Sophomore Amandre Williams, the Tahoma High product, is the new No. 1 strong-side linebacker, having studied under Bartlett there last season. Sophomore Myles Rice has been working with the second-team defense at SAM.

“It was cool to learn from someone like Tevis Bartlett. He’s a big mentor of mine. He’s real smart and I’m just taking in every little thing he has to say,” Williams said.

Sophomore Ryan Bowman and junior Benning Potoa’e are 1-2 at the other outside linebacker spot (Buck). Two intriguing up-and-comers are redshirt freshmen Joe Tryon – listed at 6-feet-5 and 267 pounds – and Ariel Ngata, long and lean at 6-2 and 217 pounds.

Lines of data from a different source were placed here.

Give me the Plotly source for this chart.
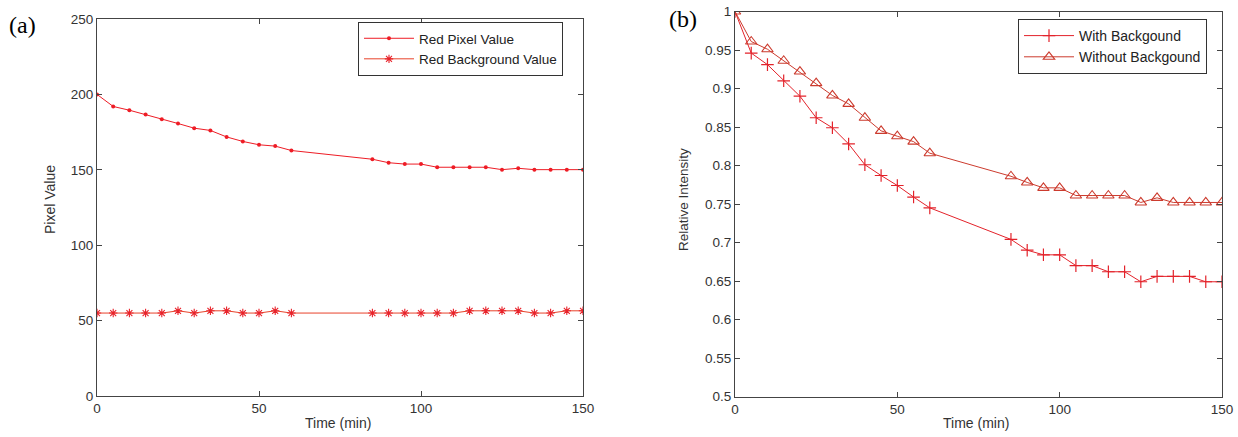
import plotly.graph_objects as go

W, H = 1238, 437

# ---- Data (a) ----
time_a = [0, 5, 10, 15, 20, 25, 30, 35, 40, 45, 50, 55, 60,
          85, 90, 95, 100, 105, 110, 115, 120, 125, 130, 135, 140, 145, 150]
red_pixel = [200, 192, 189.5, 186.7, 183.6, 180.7, 177.6, 176.1, 171.8, 168.8, 166.6, 165.7, 162.8,
             157, 154.7, 153.8, 153.8, 151.7, 151.7, 151.7, 151.7, 150.1, 151, 150.1, 150.1, 150.1, 150.1]
red_background = [55, 55, 55, 55, 55, 56.5, 55, 56.5, 56.5, 55, 55, 56.5, 55,
                  55, 55, 55, 55, 55, 55, 56.5, 56.5, 56.5, 56.5, 55, 55, 56.5, 56.5]

# ---- Data (b) ----
time_b = time_a
with_bg = [1.0, 0.946, 0.931, 0.910, 0.890, 0.862, 0.849, 0.828, 0.801, 0.787, 0.774, 0.759, 0.745,
           0.704, 0.690, 0.684, 0.684, 0.670, 0.670, 0.662, 0.662, 0.649, 0.656, 0.656, 0.656, 0.649, 0.649]
without_bg = [1.0, 0.961, 0.951, 0.936, 0.922, 0.907, 0.891, 0.880, 0.862, 0.845, 0.838, 0.831, 0.816,
              0.786, 0.778, 0.771, 0.771, 0.761, 0.761, 0.761, 0.761, 0.752, 0.758, 0.752, 0.752, 0.752, 0.752]

FONT = "Liberation Sans, Arial, sans-serif"
SERIF = "Liberation Serif, Times New Roman, serif"
AX = "#444444"
TXT = "#333333"

fig = go.Figure()

fig.add_trace(go.Scatter(x=time_a, y=red_pixel, mode="lines+markers", name="Red Pixel Value",
                         line=dict(color="#ee1c25", width=1),
                         marker=dict(symbol="circle", size=4, color="#ee1c25"),
                         xaxis="x", yaxis="y", legend="legend"))
fig.add_trace(go.Scatter(x=time_a, y=red_background, mode="lines+markers", name="Red Background Value",
                         line=dict(color="#e8422a", width=1),
                         marker=dict(symbol="asterisk-open", size=7, color="#e8222a",
                                     line=dict(width=1.1, color="#e8222a")),
                         xaxis="x", yaxis="y", legend="legend"))

fig.add_trace(go.Scatter(x=time_b, y=with_bg, mode="lines+markers", name="With Backgound",
                         line=dict(color="#e3222a", width=1),
                         marker=dict(symbol="cross-thin-open", size=9, color="#e3222a",
                                     line=dict(width=1.2, color="#e3222a")),
                         xaxis="x2", yaxis="y2", legend="legend2"))
fig.add_trace(go.Scatter(x=time_b, y=without_bg, mode="lines+markers", name="Without Backgound",
                         line=dict(color="#cc3b2e", width=1),
                         marker=dict(symbol="triangle-up-open", size=10, color="#cc3b2e",
                                     line=dict(width=1.1, color="#cc3b2e")),
                         xaxis="x2", yaxis="y2", legend="legend2"))

axis_common = dict(showline=True, linecolor=AX, linewidth=1, mirror="ticks", ticks="inside",
                   ticklen=5, tickcolor=AX, showgrid=False, zeroline=False,
                   tickfont=dict(family=FONT, size=13.5, color=TXT), automargin=False)


def ann(text, x, y, size=14, family=FONT, color=TXT, angle=0):
    return dict(text=text, x=x / W, y=1 - y / H, xref="paper", yref="paper",
                xanchor="center", yanchor="middle", showarrow=False, textangle=angle,
                font=dict(family=family, size=size, color=color))


fig.update_layout(
    width=W, height=H,
    margin=dict(l=0, r=0, t=0, b=0),
    paper_bgcolor="white", plot_bgcolor="white",
    xaxis=dict(domain=[97 / W, 583 / W], range=[0, 150], dtick=50, anchor="y", **axis_common),
    yaxis=dict(domain=[1 - 396 / H, 1 - 19 / H], range=[0, 250], dtick=50, anchor="x", **axis_common),
    xaxis2=dict(domain=[735 / W, 1222 / W], range=[0, 150], dtick=50, anchor="y2", **axis_common),
    yaxis2=dict(domain=[1 - 396.5 / H, 1 - 11.5 / H], range=[0.5, 1], dtick=0.05, anchor="x2", **axis_common),
    legend=dict(x=358 / W, y=1 - 22 / H, xanchor="left", yanchor="top",
                bgcolor="white", bordercolor="#333333", borderwidth=1,
                font=dict(family=FONT, size=13.5, color="#222222"), itemwidth=50, tracegroupgap=0),
    legend2=dict(x=1018 / W, y=1 - 19 / H, xanchor="left", yanchor="top",
                 bgcolor="white", bordercolor="#333333", borderwidth=1,
                 font=dict(family=FONT, size=14, color="#222222"), itemwidth=50, tracegroupgap=0),
    showlegend=True,
    annotations=[
        ann("Time (min)", 338, 423),
        ann("Time (min)", 976, 423),
        ann("Pixel Value", 50, 200),
        ann("Relative Intensity", 683, 200, size=13.5),
        ann("(a)", 22, 25, size=24, family=SERIF, color="black"),
        ann("(b)", 683, 19, size=24, family=SERIF, color="black"),
    ],
)
# vertical titles
fig.layout.annotations[2].textangle = -90
fig.layout.annotations[3].textangle = -90

fig.write_html("out.html")
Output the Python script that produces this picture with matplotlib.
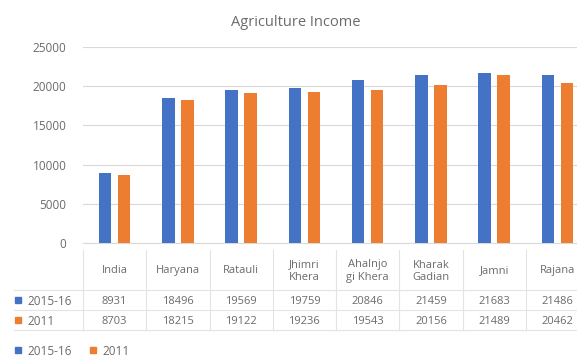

“There’s going to be a role for all those guys,” said co-defensive coordinator Pete Kwiatkowski, who coaches the outside linebackers. “We’ve got good depth, and all those guys are hungry. They all want to play. It’s going to all work itself out in these next 20-something practices.”

Ngata has at times feasted on the third-team offensive line through three fall-camp practices.

“He’s really quick, fast, twitchy,” Kwiatkowski said. “He’s going against some younger guys (on the offensive line) and he was working them pretty good. It’s going to be interesting to see how he does when he gets the pads on. I know he cares – he cares about it and wants to be really good. We’ve got high hopes for him.”